Entries with chart source code
>> begin

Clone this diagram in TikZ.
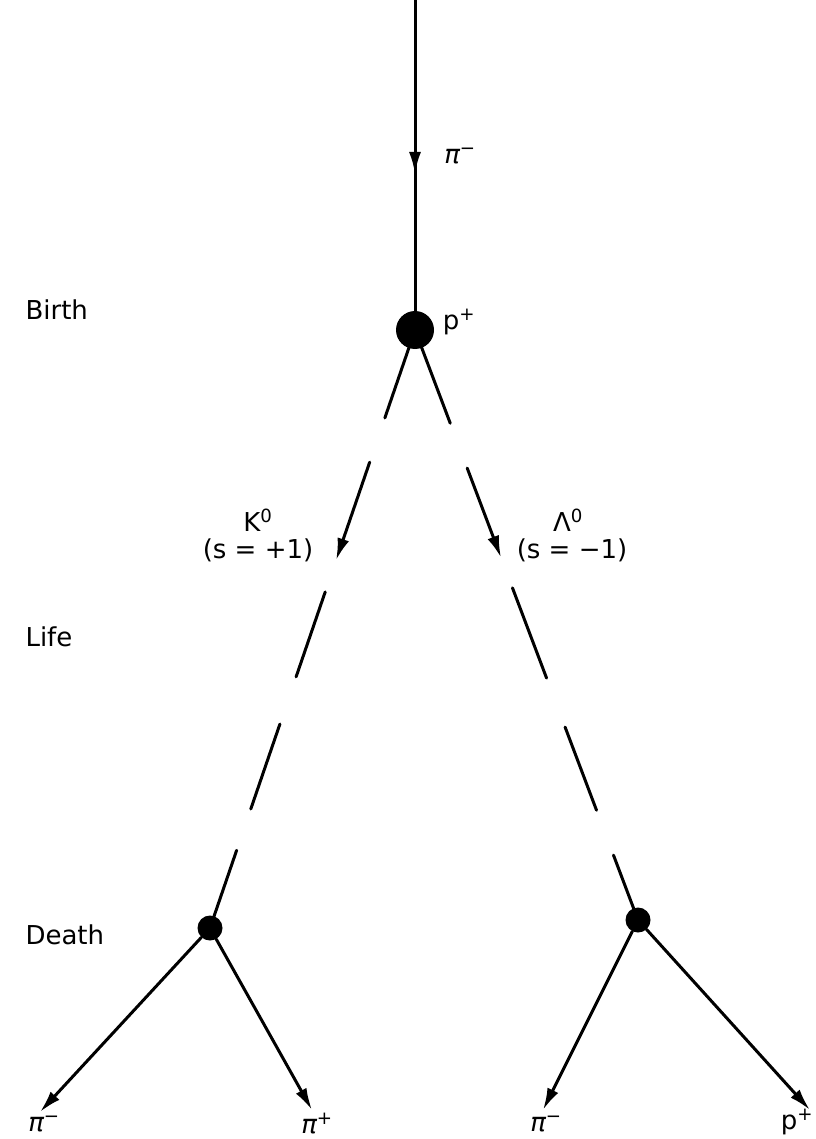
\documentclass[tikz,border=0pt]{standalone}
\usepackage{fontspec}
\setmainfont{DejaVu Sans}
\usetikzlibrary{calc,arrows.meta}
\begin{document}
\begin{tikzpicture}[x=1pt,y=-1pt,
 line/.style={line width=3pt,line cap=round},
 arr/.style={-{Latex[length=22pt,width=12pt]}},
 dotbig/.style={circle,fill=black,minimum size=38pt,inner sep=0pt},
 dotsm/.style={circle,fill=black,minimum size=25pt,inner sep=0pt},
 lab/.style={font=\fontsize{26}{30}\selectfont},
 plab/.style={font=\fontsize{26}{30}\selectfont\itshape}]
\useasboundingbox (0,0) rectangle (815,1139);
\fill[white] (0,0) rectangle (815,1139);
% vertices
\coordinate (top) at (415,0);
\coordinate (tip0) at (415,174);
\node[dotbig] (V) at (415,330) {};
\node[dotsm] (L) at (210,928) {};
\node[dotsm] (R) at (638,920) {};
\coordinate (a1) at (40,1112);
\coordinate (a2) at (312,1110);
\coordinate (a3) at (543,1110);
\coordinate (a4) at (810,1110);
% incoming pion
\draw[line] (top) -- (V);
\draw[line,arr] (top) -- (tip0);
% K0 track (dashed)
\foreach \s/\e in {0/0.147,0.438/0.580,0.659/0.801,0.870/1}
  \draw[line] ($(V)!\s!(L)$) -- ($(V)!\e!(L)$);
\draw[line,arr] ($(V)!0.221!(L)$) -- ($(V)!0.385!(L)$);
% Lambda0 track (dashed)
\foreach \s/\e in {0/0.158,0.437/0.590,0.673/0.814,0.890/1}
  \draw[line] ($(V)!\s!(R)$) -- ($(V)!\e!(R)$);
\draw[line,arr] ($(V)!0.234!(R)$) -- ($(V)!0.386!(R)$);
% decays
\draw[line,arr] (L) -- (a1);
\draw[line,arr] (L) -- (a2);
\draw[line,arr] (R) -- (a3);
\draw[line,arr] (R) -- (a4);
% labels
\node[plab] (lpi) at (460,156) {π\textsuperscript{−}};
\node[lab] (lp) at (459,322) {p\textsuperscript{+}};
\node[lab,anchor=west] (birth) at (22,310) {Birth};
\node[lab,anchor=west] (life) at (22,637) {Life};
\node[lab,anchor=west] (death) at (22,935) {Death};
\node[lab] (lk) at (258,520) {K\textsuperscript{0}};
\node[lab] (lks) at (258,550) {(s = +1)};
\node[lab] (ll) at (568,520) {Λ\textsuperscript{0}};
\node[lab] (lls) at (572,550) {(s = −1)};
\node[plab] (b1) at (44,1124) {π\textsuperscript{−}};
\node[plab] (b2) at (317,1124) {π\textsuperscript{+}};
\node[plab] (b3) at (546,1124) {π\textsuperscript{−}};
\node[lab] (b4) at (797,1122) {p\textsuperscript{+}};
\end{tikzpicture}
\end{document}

>> end
>> begin

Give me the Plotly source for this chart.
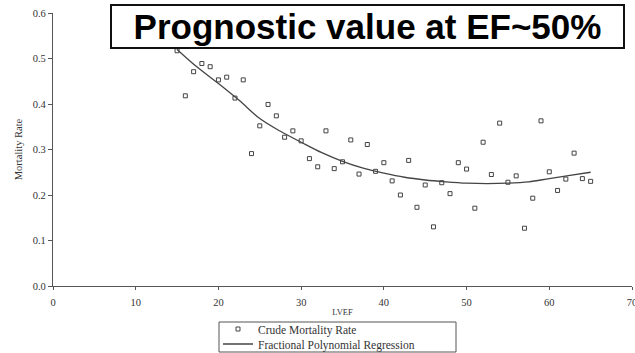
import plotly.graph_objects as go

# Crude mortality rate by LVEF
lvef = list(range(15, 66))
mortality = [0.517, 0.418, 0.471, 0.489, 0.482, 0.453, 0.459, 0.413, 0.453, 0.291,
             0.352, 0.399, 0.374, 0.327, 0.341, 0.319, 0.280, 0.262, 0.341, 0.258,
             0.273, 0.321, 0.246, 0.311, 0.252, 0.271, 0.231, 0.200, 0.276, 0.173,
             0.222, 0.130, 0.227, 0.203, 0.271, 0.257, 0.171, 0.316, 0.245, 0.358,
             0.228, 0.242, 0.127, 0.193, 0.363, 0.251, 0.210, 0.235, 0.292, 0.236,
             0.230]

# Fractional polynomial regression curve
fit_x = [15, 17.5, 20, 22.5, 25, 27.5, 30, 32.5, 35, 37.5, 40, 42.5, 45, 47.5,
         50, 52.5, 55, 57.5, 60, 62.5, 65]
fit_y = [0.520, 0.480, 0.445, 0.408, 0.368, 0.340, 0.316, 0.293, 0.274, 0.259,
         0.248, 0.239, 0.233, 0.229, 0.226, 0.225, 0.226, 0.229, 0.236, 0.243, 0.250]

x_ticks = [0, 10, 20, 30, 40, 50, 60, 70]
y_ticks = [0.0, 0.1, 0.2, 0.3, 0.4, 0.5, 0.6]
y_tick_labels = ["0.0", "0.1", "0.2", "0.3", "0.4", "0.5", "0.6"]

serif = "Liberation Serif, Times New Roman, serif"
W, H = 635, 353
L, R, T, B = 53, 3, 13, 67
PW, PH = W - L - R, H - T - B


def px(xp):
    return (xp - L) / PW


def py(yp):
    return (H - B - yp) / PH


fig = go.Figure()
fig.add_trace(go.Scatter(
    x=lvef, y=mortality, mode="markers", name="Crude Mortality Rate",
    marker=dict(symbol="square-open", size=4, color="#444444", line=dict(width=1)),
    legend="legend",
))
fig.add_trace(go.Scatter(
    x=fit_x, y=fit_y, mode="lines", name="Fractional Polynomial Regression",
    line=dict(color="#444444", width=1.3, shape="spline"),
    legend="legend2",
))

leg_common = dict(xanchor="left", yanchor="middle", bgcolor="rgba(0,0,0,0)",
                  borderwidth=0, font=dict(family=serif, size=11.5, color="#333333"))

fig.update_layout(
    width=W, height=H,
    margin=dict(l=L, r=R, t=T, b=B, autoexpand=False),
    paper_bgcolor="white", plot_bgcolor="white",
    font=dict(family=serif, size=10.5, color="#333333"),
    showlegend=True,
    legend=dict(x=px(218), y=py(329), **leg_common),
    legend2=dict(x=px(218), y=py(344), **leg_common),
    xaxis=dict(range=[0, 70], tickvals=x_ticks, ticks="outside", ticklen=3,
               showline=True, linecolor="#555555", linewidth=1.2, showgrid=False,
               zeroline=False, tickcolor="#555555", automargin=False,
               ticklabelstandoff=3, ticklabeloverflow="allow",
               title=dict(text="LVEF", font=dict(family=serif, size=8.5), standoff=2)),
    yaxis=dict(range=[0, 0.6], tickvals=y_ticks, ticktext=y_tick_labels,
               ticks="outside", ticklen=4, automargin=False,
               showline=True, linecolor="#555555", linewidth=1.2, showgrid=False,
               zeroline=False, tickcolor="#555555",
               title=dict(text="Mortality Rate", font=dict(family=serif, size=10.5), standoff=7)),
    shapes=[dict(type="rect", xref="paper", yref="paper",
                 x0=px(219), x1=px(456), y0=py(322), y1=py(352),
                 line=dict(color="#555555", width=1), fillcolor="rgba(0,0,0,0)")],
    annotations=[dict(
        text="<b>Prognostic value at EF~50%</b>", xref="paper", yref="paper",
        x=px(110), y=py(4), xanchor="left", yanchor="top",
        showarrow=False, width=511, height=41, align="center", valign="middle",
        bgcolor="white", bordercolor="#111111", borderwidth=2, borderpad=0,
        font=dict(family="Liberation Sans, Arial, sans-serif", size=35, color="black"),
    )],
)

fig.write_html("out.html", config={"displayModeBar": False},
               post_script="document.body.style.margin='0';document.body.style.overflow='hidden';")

>> end
>> begin

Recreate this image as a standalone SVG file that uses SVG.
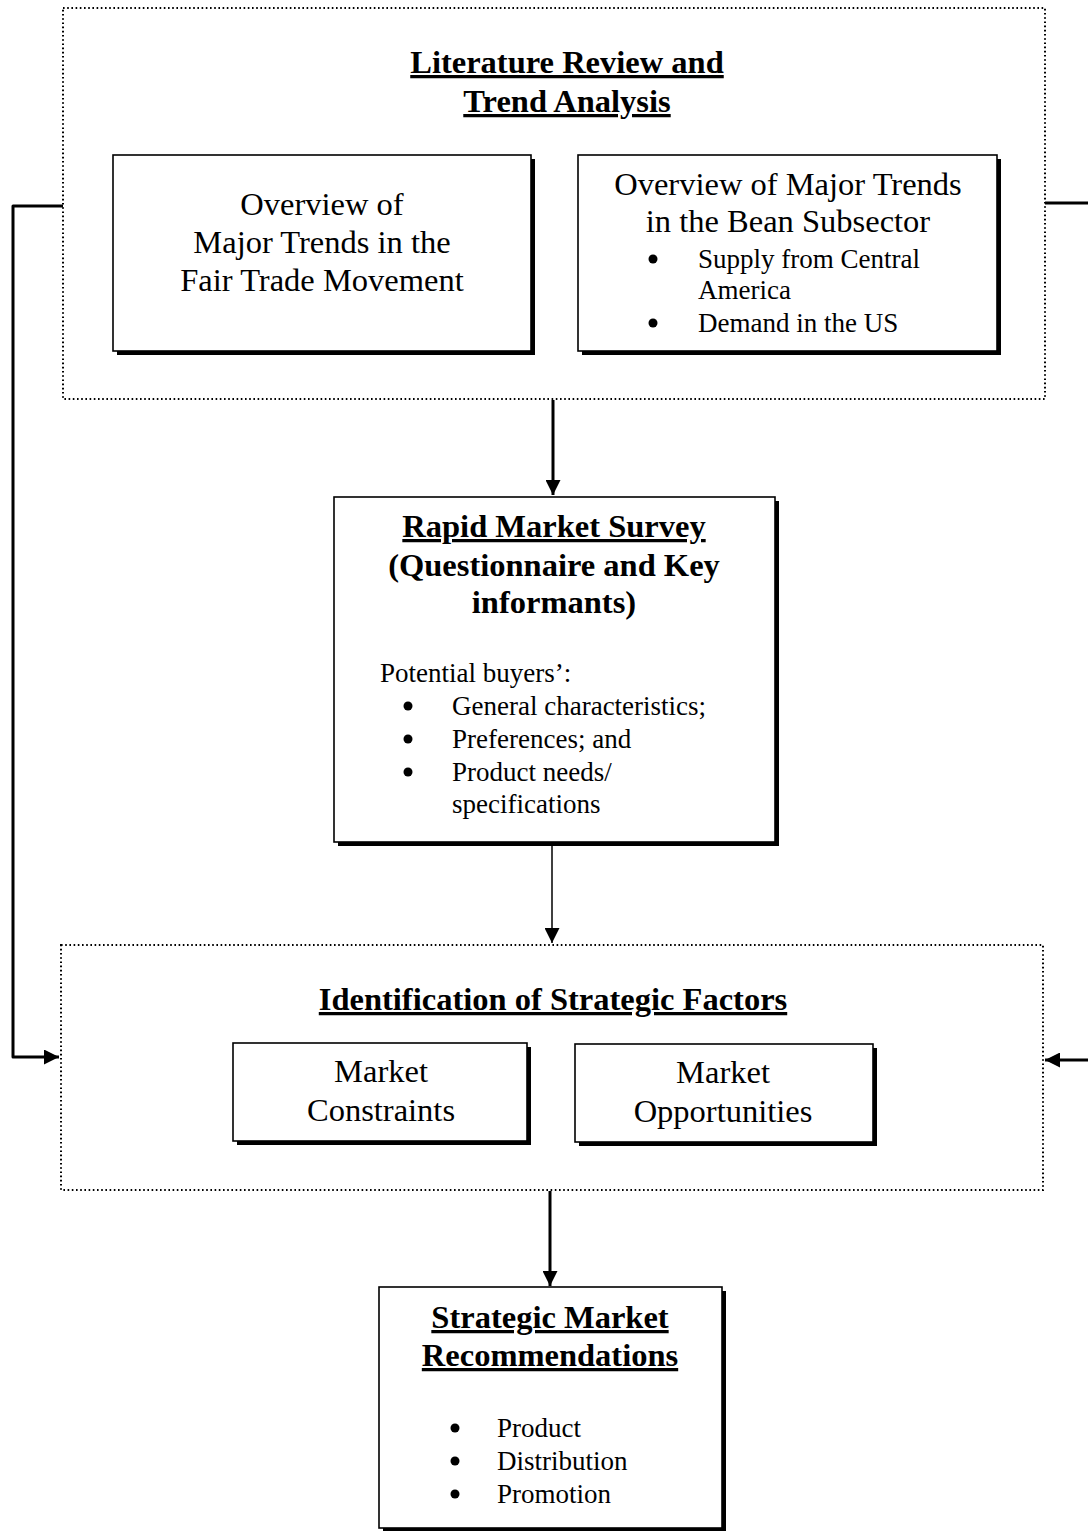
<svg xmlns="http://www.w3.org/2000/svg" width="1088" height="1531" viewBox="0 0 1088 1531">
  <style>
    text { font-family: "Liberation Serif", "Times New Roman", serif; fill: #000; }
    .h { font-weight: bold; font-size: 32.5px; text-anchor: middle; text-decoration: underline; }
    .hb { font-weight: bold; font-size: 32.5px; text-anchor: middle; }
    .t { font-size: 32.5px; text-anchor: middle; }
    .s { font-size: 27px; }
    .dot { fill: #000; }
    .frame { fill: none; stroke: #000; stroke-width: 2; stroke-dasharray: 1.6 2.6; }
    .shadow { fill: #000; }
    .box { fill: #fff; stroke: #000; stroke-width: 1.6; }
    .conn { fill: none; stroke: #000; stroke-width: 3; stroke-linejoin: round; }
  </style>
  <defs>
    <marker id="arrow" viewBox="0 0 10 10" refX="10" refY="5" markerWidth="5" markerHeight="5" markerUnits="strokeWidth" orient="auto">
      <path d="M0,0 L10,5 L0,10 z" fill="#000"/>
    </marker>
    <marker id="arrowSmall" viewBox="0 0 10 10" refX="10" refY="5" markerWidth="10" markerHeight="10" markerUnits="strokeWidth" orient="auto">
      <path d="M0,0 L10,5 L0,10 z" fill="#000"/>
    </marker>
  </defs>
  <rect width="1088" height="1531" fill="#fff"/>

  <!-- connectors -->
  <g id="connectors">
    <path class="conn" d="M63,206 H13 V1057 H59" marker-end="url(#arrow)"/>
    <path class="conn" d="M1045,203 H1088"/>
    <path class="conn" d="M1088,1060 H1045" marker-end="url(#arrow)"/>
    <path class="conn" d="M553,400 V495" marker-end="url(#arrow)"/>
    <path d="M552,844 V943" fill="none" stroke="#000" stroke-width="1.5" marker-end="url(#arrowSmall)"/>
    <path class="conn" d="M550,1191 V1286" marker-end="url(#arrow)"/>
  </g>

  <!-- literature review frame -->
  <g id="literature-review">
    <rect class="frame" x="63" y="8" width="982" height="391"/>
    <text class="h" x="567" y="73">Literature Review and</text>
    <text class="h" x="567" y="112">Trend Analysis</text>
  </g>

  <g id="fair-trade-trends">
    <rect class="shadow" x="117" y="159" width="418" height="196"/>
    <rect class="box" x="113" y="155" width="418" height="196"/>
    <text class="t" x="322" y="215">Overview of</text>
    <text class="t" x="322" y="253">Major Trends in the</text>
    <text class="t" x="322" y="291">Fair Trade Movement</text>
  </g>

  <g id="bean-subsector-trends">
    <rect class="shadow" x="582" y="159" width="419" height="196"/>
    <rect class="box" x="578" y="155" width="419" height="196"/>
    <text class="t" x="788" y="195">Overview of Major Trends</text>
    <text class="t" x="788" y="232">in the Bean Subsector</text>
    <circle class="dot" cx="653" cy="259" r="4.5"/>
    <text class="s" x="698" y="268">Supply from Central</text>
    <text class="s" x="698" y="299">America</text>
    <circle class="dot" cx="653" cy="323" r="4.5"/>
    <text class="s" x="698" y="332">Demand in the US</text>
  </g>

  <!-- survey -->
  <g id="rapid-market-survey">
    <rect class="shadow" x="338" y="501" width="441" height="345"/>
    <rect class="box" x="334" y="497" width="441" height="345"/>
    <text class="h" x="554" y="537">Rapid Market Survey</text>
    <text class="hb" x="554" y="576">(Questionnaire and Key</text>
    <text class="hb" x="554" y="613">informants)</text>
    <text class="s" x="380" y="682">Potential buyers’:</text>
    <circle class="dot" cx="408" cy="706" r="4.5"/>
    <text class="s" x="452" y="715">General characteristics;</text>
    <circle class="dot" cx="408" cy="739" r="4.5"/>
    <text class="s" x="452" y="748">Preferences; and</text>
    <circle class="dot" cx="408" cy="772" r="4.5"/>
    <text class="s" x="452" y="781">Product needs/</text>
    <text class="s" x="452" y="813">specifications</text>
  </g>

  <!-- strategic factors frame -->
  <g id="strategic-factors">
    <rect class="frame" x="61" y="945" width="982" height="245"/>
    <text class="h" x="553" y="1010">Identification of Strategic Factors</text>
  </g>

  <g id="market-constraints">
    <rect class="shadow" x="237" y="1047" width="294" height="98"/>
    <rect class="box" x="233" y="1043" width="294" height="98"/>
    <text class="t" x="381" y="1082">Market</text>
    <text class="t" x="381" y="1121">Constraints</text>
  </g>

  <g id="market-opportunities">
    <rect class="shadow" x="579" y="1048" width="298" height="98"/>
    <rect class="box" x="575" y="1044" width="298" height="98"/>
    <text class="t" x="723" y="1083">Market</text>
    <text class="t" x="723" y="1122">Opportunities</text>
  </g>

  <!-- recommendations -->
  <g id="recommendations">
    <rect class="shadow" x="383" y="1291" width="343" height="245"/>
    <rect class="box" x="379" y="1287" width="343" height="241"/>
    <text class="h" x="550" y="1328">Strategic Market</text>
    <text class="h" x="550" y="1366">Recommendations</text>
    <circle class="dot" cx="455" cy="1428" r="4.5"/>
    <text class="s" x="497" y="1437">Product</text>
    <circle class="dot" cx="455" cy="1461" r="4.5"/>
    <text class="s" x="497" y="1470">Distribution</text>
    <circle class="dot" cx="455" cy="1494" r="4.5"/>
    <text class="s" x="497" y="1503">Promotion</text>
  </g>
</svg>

>> end

Show every line in the records above that contains the word "this".

• Right answer:
Clone this diagram in TikZ.
Give me the Plotly source for this chart.
Recreate this image as a standalone SVG file that uses SVG.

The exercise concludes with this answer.